**Input rows:**
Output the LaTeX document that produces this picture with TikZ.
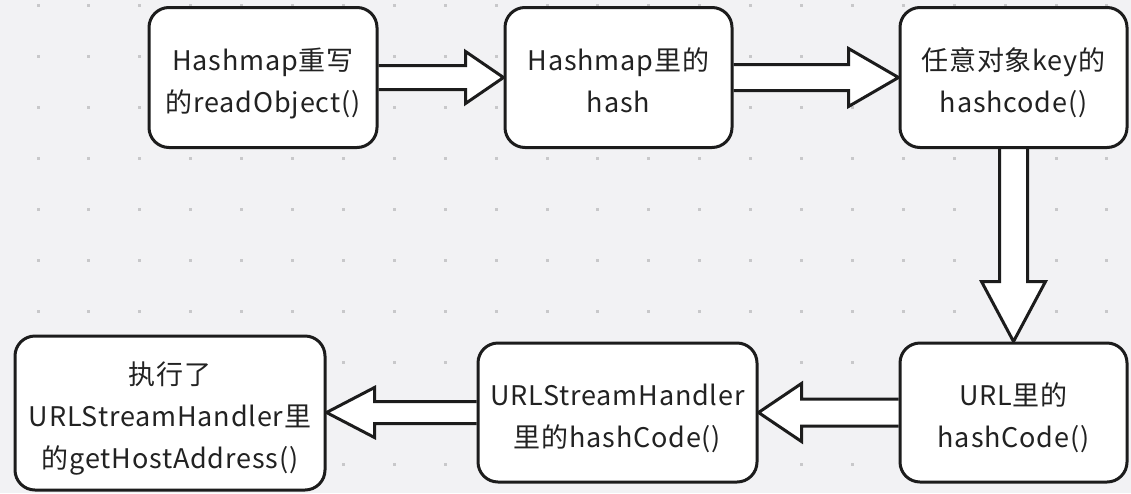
\documentclass[tikz,border=0pt]{standalone}
\usepackage{fontspec}
\setmainfont[LetterSpace=3]{Noto Sans CJK SC}
\usetikzlibrary{calc}
\pgfdeclarelayer{back}
\pgfsetlayers{back,main}
\definecolor{bg}{HTML}{F2F2F4}
\definecolor{dotc}{HTML}{C8C8CA}
\definecolor{ink}{HTML}{1C1C1C}
\definecolor{txt}{HTML}{222222}
\newcommand{\boxlines}[1]{\raisebox{-5.5pt}[\height][\depth]{\begin{tabular}{@{}c@{}}#1\end{tabular}}}
\tikzset{
  box/.style={draw=ink, line width=3pt, fill=white, rounded corners=20pt,
    text=txt, inner sep=0pt,
    font=\fontsize{27}{42}\selectfont},
  fat/.style={draw=ink, line width=3pt, fill=white, line join=miter}
}
\begin{document}
\begin{tikzpicture}[x=1pt,y=-1pt]
% nodes
\path
 (263,77.5)    node[box, minimum width=228pt, minimum height=140pt] (b1) {\boxlines{Hashmap重写\\的readObject()}}
 (618.5,77.5)  node[box, minimum width=227pt, minimum height=140pt] (b2) {\boxlines{Hashmap里的\\hash}}
 (1013.5,77.5) node[box, minimum width=227pt, minimum height=140pt] (b3) {\boxlines{任意对象key的\\hashcode()}}
 (1013.5,412.5) node[box, minimum width=227pt, minimum height=139pt] (b4) {\boxlines{URL里的\\hashCode()}}
 (617.5,412.5) node[box, minimum width=279pt, minimum height=139pt] (b5) {\boxlines{URLStreamHandler\\里的hashCode()}}
 (170,413)     node[box, minimum width=310pt, minimum height=154pt] (b6) {\boxlines{执行了\\URLStreamHandler里\\的getHostAddress()}};
\begin{pgfonlayer}{back}
\fill[bg] (0,0) rectangle (1131,493);
\foreach \i in {0,...,21}{
  \foreach \j in {0,...,9}{
    \fill[dotc] ({38+50.9*\i-1.5},{5+51*\j-1.5}) rectangle ++(3,3);
  }
}
% fat arrows
\draw[fat] let \p1=(b1.east), \p2=(b2.west) in
  (\x1,\y1+12) -- (\x2-38,\y1+12) -- (\x2-38,\y1+26) -- (\x2,\y1) -- (\x2-38,\y1-26) -- (\x2-38,\y1-12) -- (\x1,\y1-12);
\draw[fat] let \p1=(b2.east), \p2=(b3.west) in
  (\x1,\y1+13) -- (\x2-50,\y1+13) -- (\x2-50,\y1+29) -- (\x2,\y1) -- (\x2-50,\y1-29) -- (\x2-50,\y1-13) -- (\x1,\y1-13);
\draw[fat] let \p1=(b3.south), \p2=(b4.north) in
  (\x1-14,\y1) -- (\x1-14,\y2+60) -- (\x1-32,\y2+60) -- (\x1,\y2) -- (\x1+32,\y2+60) -- (\x1+14,\y2+60) -- (\x1+14,\y1);
\draw[fat] let \p1=(b4.west), \p2=(b5.east) in
  (\x1,\y1+13.5) -- (\x2+43,\y1+13.5) -- (\x2+43,\y1+29) -- (\x2,\y1) -- (\x2+43,\y1-29) -- (\x2+43,\y1-13.5) -- (\x1,\y1-13.5);
\draw[fat] let \p1=(b5.west), \p2=(b6.east) in
  (\x1,\y1+11) -- (\x2+48,\y1+11) -- (\x2+48,\y1+25) -- (\x2,\y1) -- (\x2+48,\y1-25) -- (\x2+48,\y1-11) -- (\x1,\y1-11);
\end{pgfonlayer}
\useasboundingbox (0,0) rectangle (1131,493);
\end{tikzpicture}
\end{document}
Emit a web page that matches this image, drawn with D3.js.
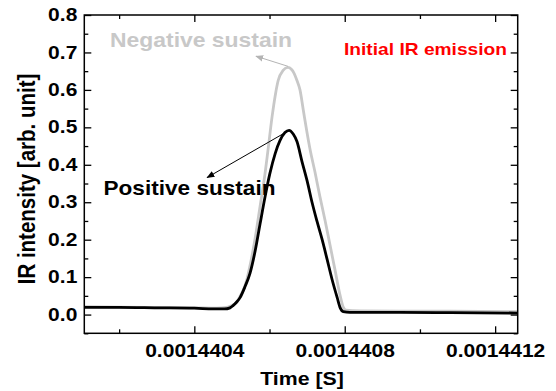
<!DOCTYPE html>
<html>
<head>
<meta charset="utf-8">
<script src="https://cdn.jsdelivr.net/npm/d3@7"></script>
<style>
  body { margin: 0; background: #fff; }
  text { font-family: "Liberation Sans", Arial, sans-serif; font-weight: bold; }
</style>
</head>
<body>
<div id="chart"></div>
<script>
// time values are stored as ns offsets from T0
var T0 = 0.0014404;

var positiveNs = [-293, -200, -100, 0, 50, 80, 95, 103, 112, 122, 135, 148, 162, 175, 188, 201, 215, 228, 241, 252, 263, 273, 286, 300, 313, 326, 340, 353, 366, 380, 388, 396, 414, 547, 681, 860];
var positiveVal = [0.019, 0.019, 0.018, 0.017, 0.015, 0.015, 0.018, 0.024, 0.033, 0.046, 0.075, 0.11, 0.171, 0.243, 0.314, 0.377, 0.43, 0.465, 0.486, 0.492, 0.482, 0.462, 0.41, 0.357, 0.30, 0.25, 0.20, 0.148, 0.095, 0.045, 0.018, 0.008, 0.006, 0.006, 0.005, 0.004];

var negativeNs = [-293, -200, -100, 0, 60, 85, 95, 105, 114, 122, 130, 140, 148, 162, 175, 188, 196, 207, 216, 223, 236, 249, 258, 265, 273, 281, 290, 299, 308, 321, 334, 348, 361, 374, 388, 396, 403, 441, 547, 681, 860];
var negativeVal = [0.021, 0.020, 0.019, 0.018, 0.017, 0.019, 0.022, 0.027, 0.034, 0.05, 0.065, 0.095, 0.13, 0.205, 0.29, 0.376, 0.44, 0.53, 0.59, 0.625, 0.652, 0.66, 0.655, 0.645, 0.625, 0.60, 0.545, 0.49, 0.44, 0.38, 0.315, 0.25, 0.185, 0.12, 0.05, 0.02, 0.012, 0.01, 0.009, 0.009, 0.008];

var xMajor = [0.0014404, 0.0014408, 0.0014412];
var xMinor = [0.0014402, 0.0014406, 0.001441];
var yMajor = [0.0, 0.1, 0.2, 0.3, 0.4, 0.5, 0.6, 0.7, 0.8];
var yMinor = [-0.05, 0.05, 0.15, 0.25, 0.35, 0.45, 0.55, 0.65, 0.75];

(function() {
  var width = 556, height = 391;
  var pl = 84.3, pr = 517.7, pt = 15, pb = 333.3;

  var svg = d3.select("#chart").append("svg")
    .attr("width", width)
    .attr("height", height);

  var x = d3.scaleLinear().domain([0.0014401074, 0.00144126]).range([pl, pr]);
  var y = d3.scaleLinear().domain([-0.05, 0.8]).range([pb, pt]);

  function series(ns, vals) {
    return ns.map(function(n, i) { return { t: T0 + n * 1e-9, v: vals[i] }; });
  }

  var line = d3.line()
    .x(function(d) { return x(d.t); })
    .y(function(d) { return y(d.v); })
    .curve(d3.curveMonotoneX);

  // stretch text horizontally, the reference glyphs are wider than Arial
  function stretch(sel, k) {
    sel.each(function() {
      var w = this.getComputedTextLength();
      d3.select(this).attr("textLength", w * k).attr("lengthAdjust", "spacingAndGlyphs");
    });
  }

  // curves
  svg.append("path")
    .datum(series(negativeNs, negativeVal))
    .attr("d", line)
    .attr("fill", "none")
    .attr("stroke", "#c8c8c8")
    .attr("stroke-width", 2.8);

  svg.append("path")
    .datum(series(positiveNs, positiveVal))
    .attr("d", line)
    .attr("fill", "none")
    .attr("stroke", "#000")
    .attr("stroke-width", 2.8);

  // axes, ticks inward on all four sides
  var xBottom = d3.axisBottom(x).tickValues(xMajor).tickSize(-7).tickPadding(11).tickFormat(d3.format(".7f"));
  var xBottomMinor = d3.axisBottom(x).tickValues(xMinor).tickSize(-4).tickFormat("");
  var xTop = d3.axisTop(x).tickValues(xMajor).tickSize(-7).tickFormat("");
  var xTopMinor = d3.axisTop(x).tickValues(xMinor).tickSize(-4).tickFormat("");
  var yLeft = d3.axisLeft(y).tickValues(yMajor).tickSize(-7).tickPadding(7).tickFormat(d3.format(".1f"));
  var yLeftMinor = d3.axisLeft(y).tickValues(yMinor).tickSize(-4).tickFormat("");
  var yRight = d3.axisRight(y).tickValues(yMajor).tickSize(-7).tickFormat("");
  var yRightMinor = d3.axisRight(y).tickValues(yMinor).tickSize(-4).tickFormat("");

  function drawAxis(ax, tx, ty) {
    var g = svg.append("g").attr("transform", "translate(" + tx + "," + ty + ")").call(ax);
    g.select(".domain").remove();
    g.selectAll(".tick line").attr("stroke", "#000").attr("stroke-width", 1.3);
    return g;
  }

  var gx = drawAxis(xBottom, 0, pb);
  drawAxis(xBottomMinor, 0, pb);
  drawAxis(xTop, 0, pt);
  drawAxis(xTopMinor, 0, pt);
  var gy = drawAxis(yLeft, pl, 0);
  drawAxis(yLeftMinor, pl, 0);
  drawAxis(yRight, pr, 0);
  drawAxis(yRightMinor, pr, 0);

  gx.selectAll(".tick text").attr("font-size", 17.5).attr("fill", "#000")
    .attr("font-family", "Liberation Sans, Arial, sans-serif").attr("font-weight", "bold").call(stretch, 1.2);
  gy.selectAll(".tick text").attr("font-size", 17.5).attr("fill", "#000")
    .attr("font-family", "Liberation Sans, Arial, sans-serif").attr("font-weight", "bold").call(stretch, 1.2);

  // frame
  svg.append("rect")
    .attr("x", pl).attr("y", pt)
    .attr("width", pr - pl).attr("height", pb - pt)
    .attr("fill", "none").attr("stroke", "#000").attr("stroke-width", 1.5);

  // axis titles
  svg.append("text")
    .attr("x", (pl + pr) / 2 + 1)
    .attr("y", 385)
    .attr("text-anchor", "middle")
    .attr("font-size", 19)
    .text("Time [S]")
    .call(stretch, 1.12);

  svg.append("text")
    .attr("transform", "translate(35,179) rotate(-90) scale(1,1.15)")
    .attr("text-anchor", "middle")
    .attr("font-size", 20.5)
    .text("IR intensity [arb. unit]");

  // arrows
  var defs = svg.append("defs");
  [["grey", "#b4b4b4"], ["black", "#000"]].forEach(function(m) {
    defs.append("marker")
      .attr("id", "arrow-" + m[0])
      .attr("viewBox", "0 0 10 10")
      .attr("refX", 9).attr("refY", 5)
      .attr("markerWidth", 8).attr("markerHeight", 8)
      .attr("markerUnits", "userSpaceOnUse")
      .attr("orient", "auto")
      .append("path")
      .attr("d", "M0,1 L10,5 L0,9 Z")
      .attr("fill", m[1]);
  });

  var arrows = [
    { from: [249, 0.663], to: [164, 0.69], color: "#b4b4b4", marker: "grey" },
    { from: [247, 0.489], to: [34, 0.366], color: "#000", marker: "black" }
  ];

  arrows.forEach(function(a) {
    svg.append("line")
      .attr("x1", x(T0 + a.from[0] * 1e-9)).attr("y1", y(a.from[1]))
      .attr("x2", x(T0 + a.to[0] * 1e-9)).attr("y2", y(a.to[1]))
      .attr("stroke", a.color).attr("stroke-width", 1)
      .attr("marker-end", "url(#arrow-" + a.marker + ")");
  });

  // annotations
  svg.append("text")
    .attr("x", 110).attr("y", 46.5)
    .attr("font-size", 20.5)
    .attr("fill", "#c8c8c8")
    .attr("textLength", 182).attr("lengthAdjust", "spacingAndGlyphs")
    .text("Negative sustain");

  svg.append("text")
    .attr("x", 103.5).attr("y", 195)
    .attr("font-size", 20.5)
    .attr("fill", "#000")
    .attr("textLength", 172).attr("lengthAdjust", "spacingAndGlyphs")
    .text("Positive sustain");

  svg.append("text")
    .attr("x", 344).attr("y", 55)
    .attr("font-size", 17)
    .attr("fill", "#f00")
    .attr("textLength", 163).attr("lengthAdjust", "spacingAndGlyphs")
    .text("Initial IR emission");
})();
</script>
</body>
</html>
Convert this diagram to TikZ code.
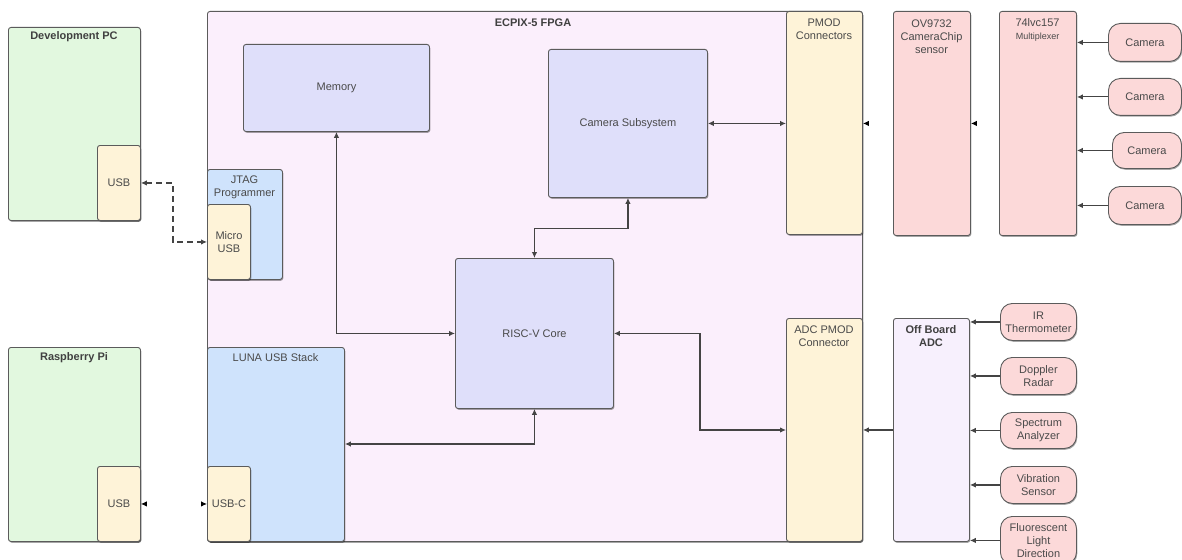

**Task statement:** Make an exact copy of the lines from the one with "Emit a web page" through the one with "var T0 = 0.0014404;", both ends in, and nothing else. Drop every picture.

**Written answer:**
Emit a web page that matches this image, drawn with D3.js.
<!DOCTYPE html>
<html>
<head>
<meta charset="utf-8">
<script src="https://cdn.jsdelivr.net/npm/d3@7"></script>
<style>
  body { margin: 0; background: #fff; }
  text { font-family: "Liberation Sans", Arial, sans-serif; font-weight: bold; }
</style>
</head>
<body>
<div id="chart"></div>
<script>
// time values are stored as ns offsets from T0
var T0 = 0.0014404;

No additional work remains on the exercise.